Le même phénomène astronomique observé en 1998 pourrait alors se reproduire: dans les mois précédants l’élection, une pluie d’étoiles filantes passera dans le ciel montréalais, pour finalement s’écraser bruyamment avant même le jour de l’élection, faute d’organisation structurée. Au terme du phénomène, Bourque trônera seul en monarque au-dessus d’une mêlée réduite en purée d’écrapou. Comme en 1998.

Bref, pour le moment, ça ne sent pas la fin de régime à l’Hôtel de Ville. Ça fleure plutôt la conquête de nouveaux empires pour Bourque et ses ‘tinamis.

Allons-y donc tout de même pour le bilan de mi-mandat. Ce n’est pas parce que les Alouettes mènent 57 à 0 après deux quarts qu’on doit se priver du spectacle de la mi-temps. Cheer leaders, sortez vos froufrous!

Le bilan
Il y a deux ans, les électeurs n’ont voté ni pour une idéologie ni pour un programme politique, pas même pour un projet de société. Ils ont voté pour un état d’esprit: le bourquisme, sorte de populisme nouvelâgeux avec un fort ascendant affairiste.

Au cours de ces deux ans, on a vu de quel bois le bourquisme se chauffait: une administration qui se comporte en matrone, grosse, acariâtre, et vulgaire. Elle a traité ses citoyens comme des fagots dans ses commissions, et comme de vulgaires malfrats le soir des vidanges.

Nos déchets domestiques, auxquels le maire Bourque voue une attention peut-être un peu maladive, ont été l’objet de vifs débats, au terme desquels l’administration Bourque a décrété la mise à mort du sac d’épicerie déguisé en sac-poubelle. Une véritable Inquisition quasi insensée.

Les chats aussi, à cause de leur propension à faire du tourisme, ont reçu la semonce de l’administration municipale, s’ils n’étaient pas tenus en laisse. Pas parce que les chats avaient envahi la ville comme jadis les sauterelles, le Kansas. Non: bêtement parce qu’il y avait "un vide juridique", nous avait-on dit. Et ce n’était même pas une blague. Ce n’est pas parce qu’on rit…

Si la Ville sous l’administration de Vision Montréal aime bien tenir les citoyens en laisse, elle est cependant pas mal plus indulgente envers les développeurs de tout poil.
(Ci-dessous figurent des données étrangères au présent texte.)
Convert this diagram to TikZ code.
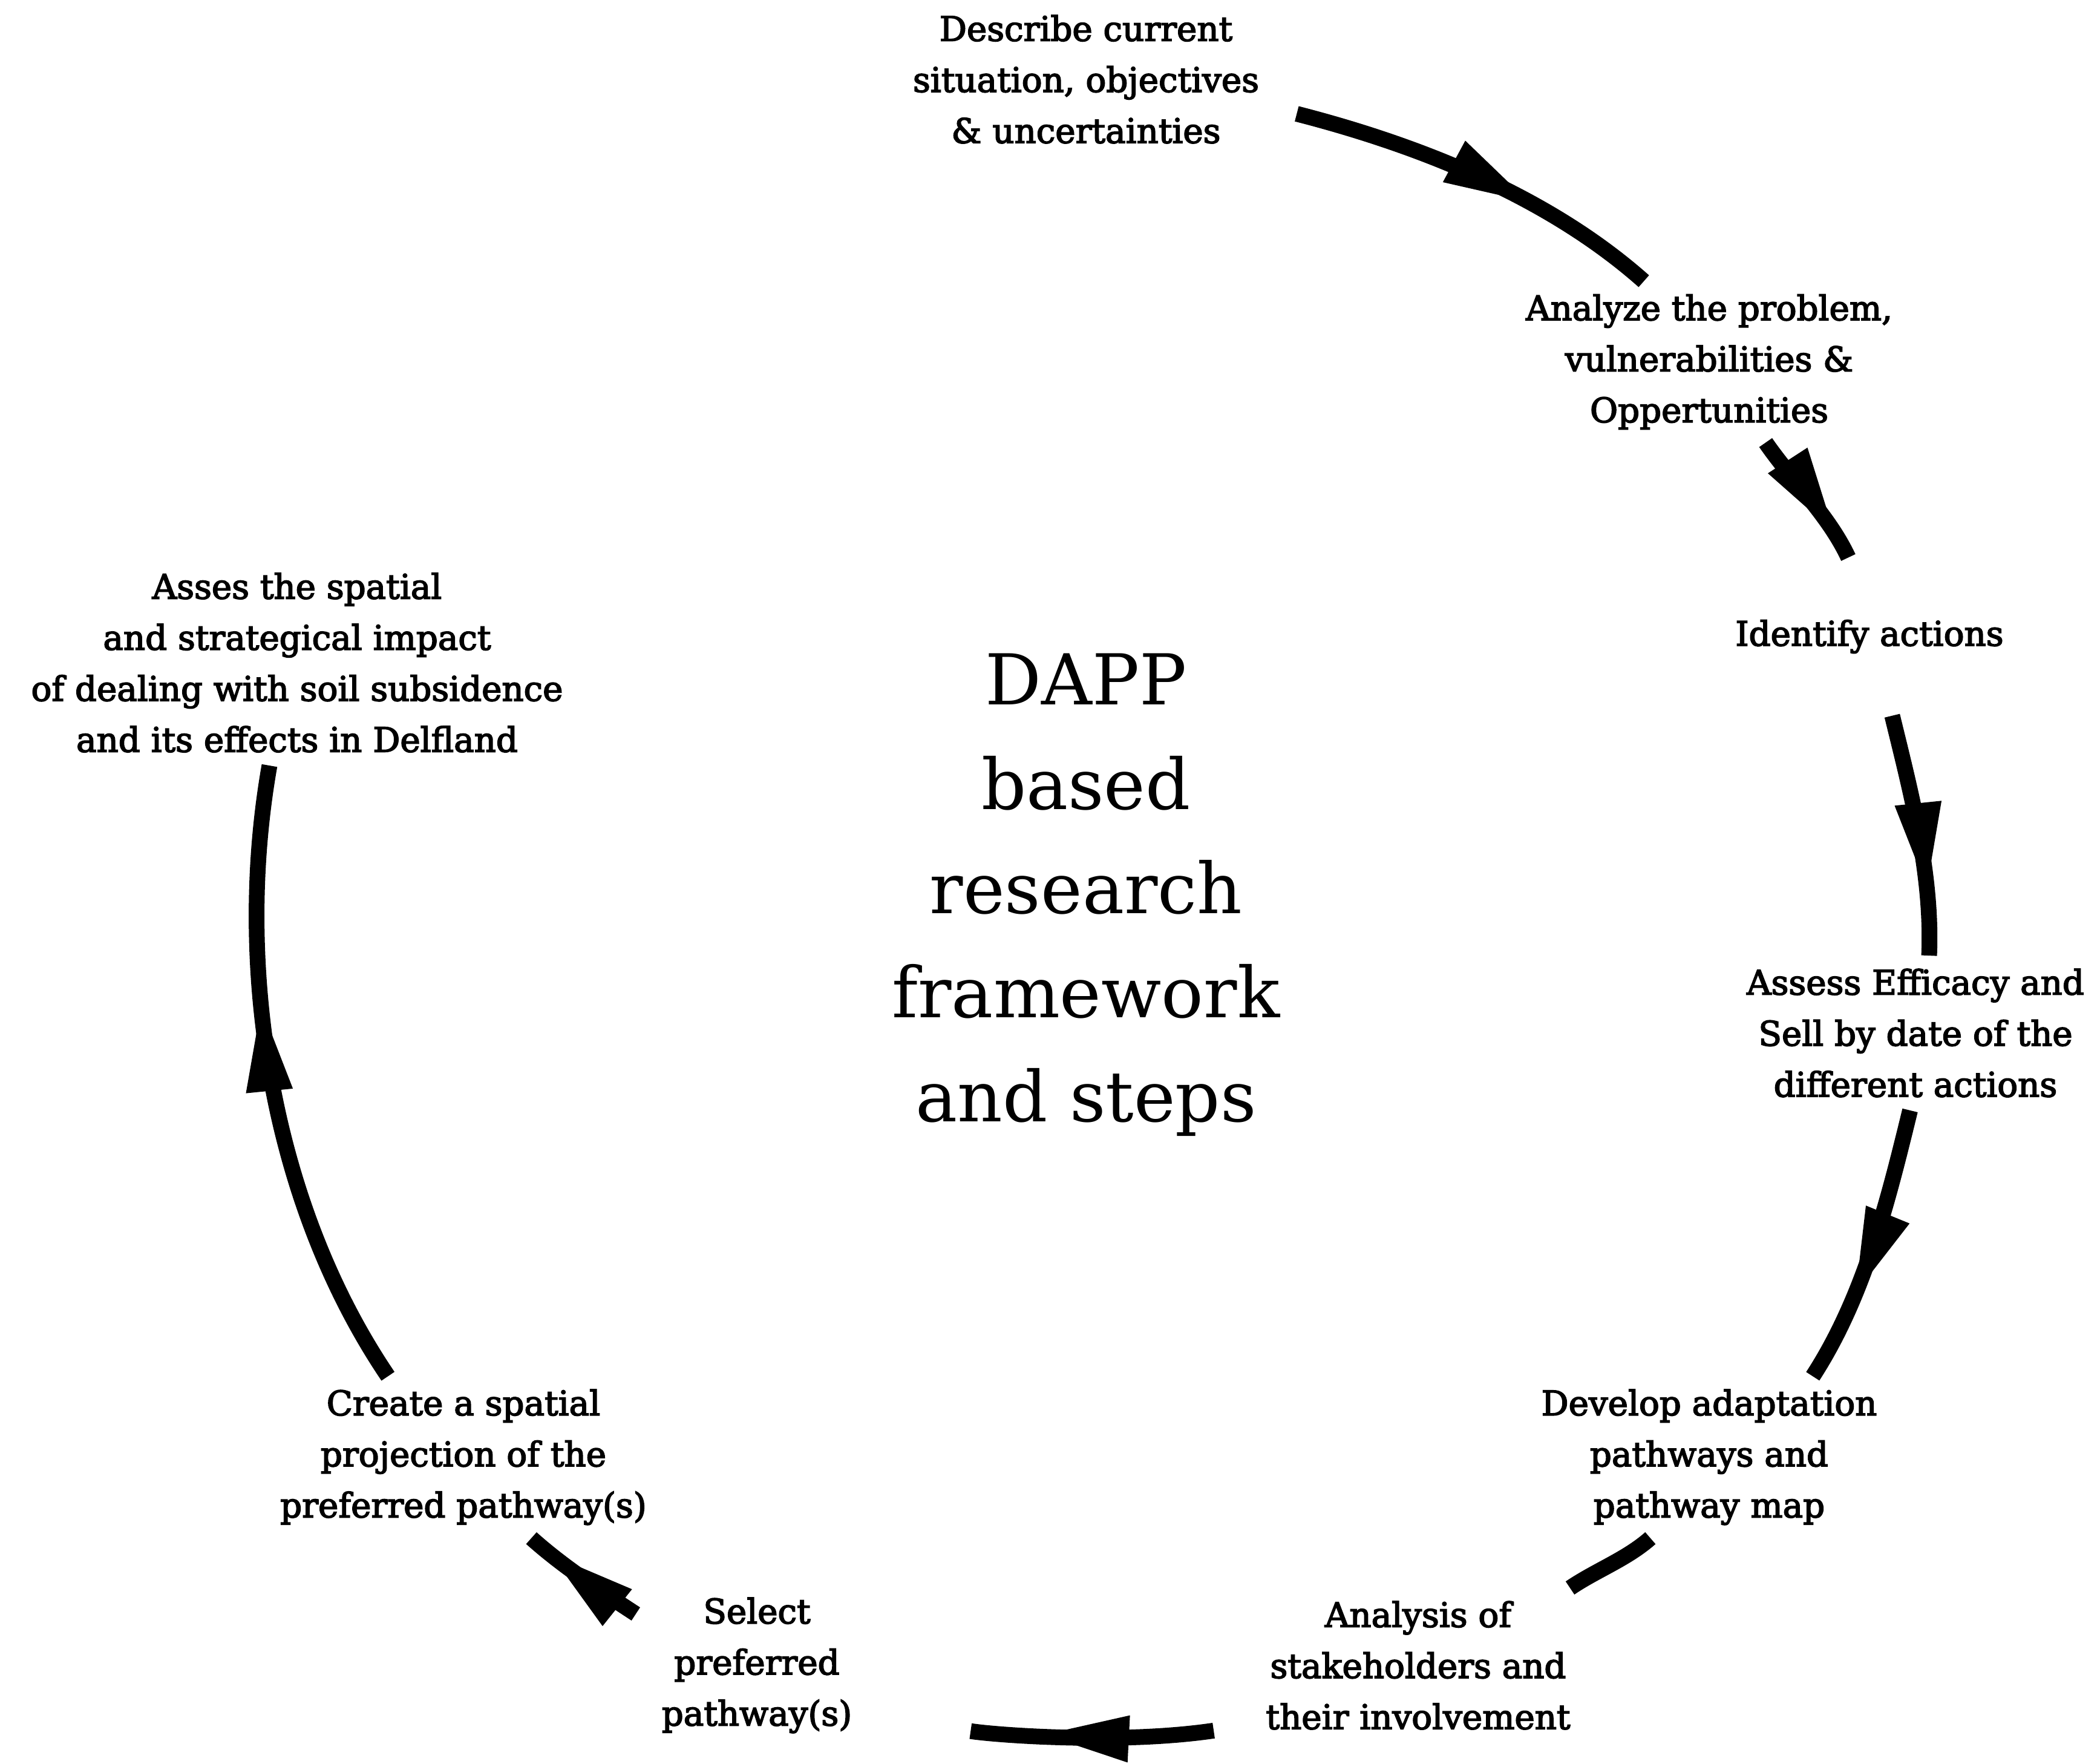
\documentclass[tikz,border=0pt]{standalone}
\usepackage{fontspec}
\setmainfont{DejaVu Serif}
\newfontfamily\labelfont{DejaVu Serif}[FakeBold=3]
\usetikzlibrary{arrows.meta,decorations.markings}
\tikzset{
  steplabel/.style={font=\labelfont\fontsize{16}{24}\selectfont, align=center, inner xsep=12pt, inner ysep=6pt},
  flow/.style={line width=0.26cm, looseness=0.85},
  midarrow/.style={postaction={decorate,decoration={markings,
    mark=at position #1 with {\arrow{Triangle[length=1.4cm,width=0.78cm,line width=0pt]}}}}}
}

\begin{document}
\begin{tikzpicture}
  \useasboundingbox (0,0) rectangle (34.71,-29.15);
  \node[steplabel] (desc) at (17.95,-1.31) {Describe current\\situation, objectives\\\& uncertainties};
  \node[steplabel] (anal) at (28.25,-5.98) {Analyze the problem,\\vulnerabilities \&\\Oppertunities};
  \node[steplabel, minimum height=2.6cm] (iden) at (30.90,-10.52) {Identify actions};
  \node[steplabel] (asse) at (31.66,-17.07) {Assess Efficacy and\\Sell by date of the\\different actions};
  \node[steplabel] (deve) at (28.25,-24.08) {Develop adaptation\\pathways and\\pathway map};
  \node[steplabel] (stak) at (23.44,-27.52) {Analysis of\\stakeholders and\\their involvement};
  \node[steplabel] (sele) at (12.51,-27.52) {Select\\preferred\\pathway(s)};
  \node[steplabel] (crea) at (7.66,-24.08) {Create a spatial\\projection of the\\preferred pathway(s)};
  \node[steplabel] (impa) at (4.91,-10.95) {Asses the spatial\\and strategical impact\\of dealing with soil subsidence\\and its effects in Delfland};
  \node[font=\fontsize{33}{49}\selectfont, align=center] (dapp) at (17.95,-14.79) {DAPP\\based\\research\\framework\\and steps};
  % the cycle
  \draw[flow, midarrow=0.65, shorten <=2mm] (desc.-9.4) to[out=-14.4, in=138.4] (anal.129.9);
  \draw[flow, midarrow=0.79] (anal.-55.9) to[out=-55.4, in=115] (iden.105.4);
  \draw[flow, midarrow=0.72] (iden.-74.8) to[out=-76.3, in=87.5] (asse.80.7);
  \draw[flow, midarrow=0.67] (asse.-94.7) to[out=-103.7, in=57] (deve.38.1);
  \draw[flow] (deve.-126.6) to[out=-138.4, in=34.2] (stak.27.7);
  \draw[flow, midarrow=0.54, shorten <=4.4mm, shorten >=15.5mm] (stak.-161.3) to[out=-171.6, in=-8.8] (sele.-23.1);
  \draw[flow, midarrow=0.8] (sele.157.6) to[out=146.8, in=-41.8] (crea.-50);
  \draw[flow, midarrow=0.62] (crea.133.9) to[out=124.1, in=-100] (impa.-105.2);
\end{tikzpicture}
\end{document}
En 1998, Pierre Bourque s’est fait réélire sous la seule et unique promesse de poursuivre ce qu’il avait entamé pendant les quatre premières années de sa mairie. Enfin un politicien qui tient promesse. Non, mais, de quoi se plaint-on? C’est ainsi que les promoteurs immobiliers vivent l’une de leurs plus glorieuses époques à Montréal. Défense de les déranger, par ordre de la Ville.

Autre preuve que Bourque et son équipe ont tenu promesse: le peu de cas qu’ils font de l’opinion des citoyens, comme dans les quatre premières années. Ç’a été le cas dans les nombreux projets de développement (qui, incidemment, n’ont eu aucun effet sur la population de Montréal, puisqu’elle a diminué depuis deux ans), mais aussi dans l’élaboration du projet de déjudiciarisation de la prostitution, mis à mort par la fronde populaire, la plus rageuse qu’on ait vue depuis des lustres.
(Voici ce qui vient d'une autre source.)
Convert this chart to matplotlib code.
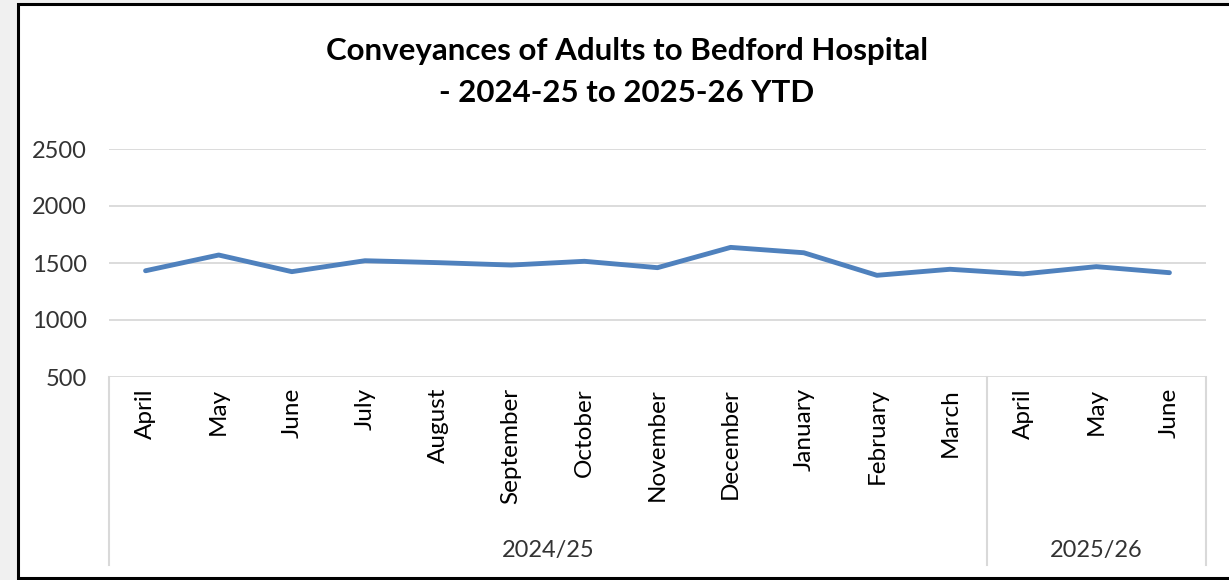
import matplotlib
matplotlib.use("Agg")
import matplotlib.pyplot as plt
from matplotlib.patches import Rectangle

plt.rcParams["font.family"] = ["Lato", "DejaVu Sans"]

months = ["April", "May", "June", "July", "August", "September", "October",
          "November", "December", "January", "February", "March",
          "April", "May", "June"]
conveyances = [1432, 1570, 1424, 1520, 1503, 1482, 1515, 1459, 1637, 1590,
               1392, 1445, 1404, 1468, 1415]
years = ["2024/25", "2025/26"]
year_counts = [12, 3]
yticks = [500, 1000, 1500, 2000, 2500]

W, H = 1229, 580
fig = plt.figure(figsize=(W / 100, H / 100), dpi=100, facecolor="#f0f0f0")

# chart box (white with black border, runs off the right edge)
fig.add_artist(Rectangle((18 / W, 1 - 578 / H), 1.0, (578 - 4) / H,
                         transform=fig.transFigure, facecolor="white",
                         edgecolor="black", linewidth=2.2, zorder=0))

ax = fig.add_axes([109 / W, 1 - 377 / H, (1206 - 109) / W, (377 - 149) / H])
ax.set_facecolor("none")
ax.plot(range(len(months)), conveyances, color="#4f81bd", linewidth=3.5,
        solid_capstyle="round", solid_joinstyle="round", zorder=3)

ax.set_xlim(-0.5, len(months) - 0.5)
ax.set_ylim(500, 2500)
ax.set_yticks(yticks)
ax.set_yticklabels([str(v) for v in yticks])
ax.grid(axis="y", color="#d9d9d9", linewidth=1.3)
ax.set_axisbelow(True)
for s in ax.spines.values():
    s.set_visible(False)

ax.set_xticks(range(len(months)))
ax.set_xticklabels(months, rotation=90, va="top", ha="center")
ax.tick_params(axis="x", length=0, pad=8, labelsize=17.5, labelcolor="black")
ax.tick_params(axis="y", length=0, pad=16, labelsize=17, labelcolor="#333333")

# multi-level category axis lines and year labels
tr = ax.get_xaxis_transform()
y_bot = (377 - 565) / (377 - 149)
start = -0.5
ax.plot([start, start], [0, y_bot], color="#d9d9d9", lw=1.5, transform=tr, clip_on=False)
for name, n in zip(years, year_counts):
    end = start + n
    ax.plot([end, end], [0, y_bot], color="#d9d9d9", lw=1.5, transform=tr, clip_on=False)
    ax.text((start + end) / 2, (377 - 551) / (377 - 149), name, transform=tr,
            ha="center", va="center", fontsize=17, color="#333333")
    start = end

fig.text(627 / W, 1 - 72 / H,
         "Conveyances of Adults to Bedford Hospital\n- 2024-25 to 2025-26 YTD",
         ha="center", va="center", fontsize=22.5, fontweight="bold",
         linespacing=1.65, color="black")

fig.savefig("out.png", dpi=100, facecolor=fig.get_facecolor())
Dans tous les projets proposés par l’administration actuelle, on omet un gros détail: le peuple. Elle se fout du peuple comme la Saskatchewan, du bord de mer.

Ah! j’oubliais, la Ville a tenu compte de l’avis des commerçants du Centre-Sud, et chassé les galeux, squeegees et les mendiants, en leur fermant l’accès à l’ancien carré Berri. Un grand coup de balai, question qu’on les perde de vue. Après quelques mois d’errance, les travailleurs sociaux ont fini par les retracer, mais deux fois plus amochés.
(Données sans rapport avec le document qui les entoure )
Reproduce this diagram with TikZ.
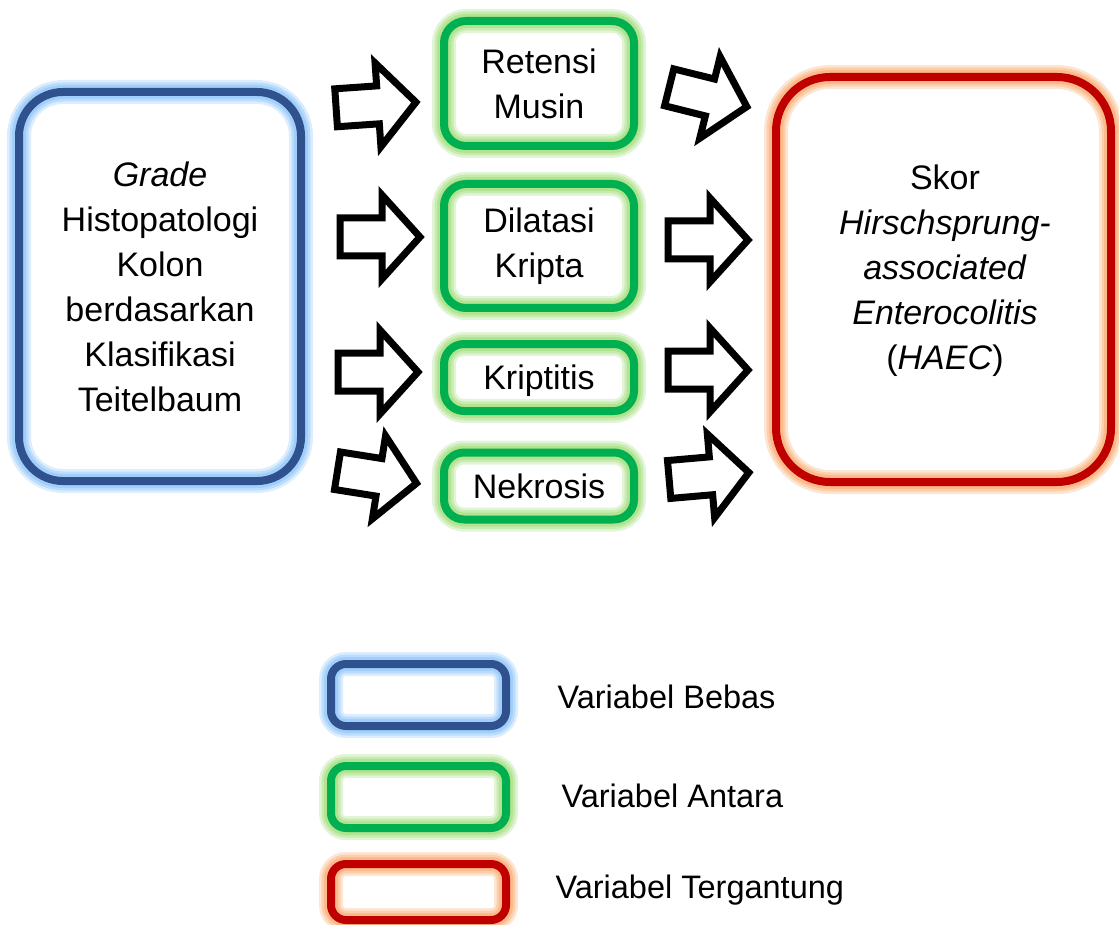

Il y eu l’arrivée de Guy Coulombe, le nettoyeur attitré du gouvernement québécois. Comme les choses n’allaient pas très bien dans le protectorat de Montréal, il a fallu moins de temps qu’il n’en faut pour crier "Céline!" pour que l’opposition municipale y voie la preuve ipso facto que Montréal est sous tutelle. Ce que Pierre Bourque, on le comprendra, a nié.

Mais qu’importe, c’est le résultat qui compte. Depuis l’arrivée de Guy Coulombe à la direction générale de la Ville, l’ordre a été remis dans les finances municipales. Et le projet d’une île-une ville a sérieusement pris du galon.

Si derrière Jean Chrétien, il y a Paul Martin; derrière Bourque, il y a Mr. Fix-it.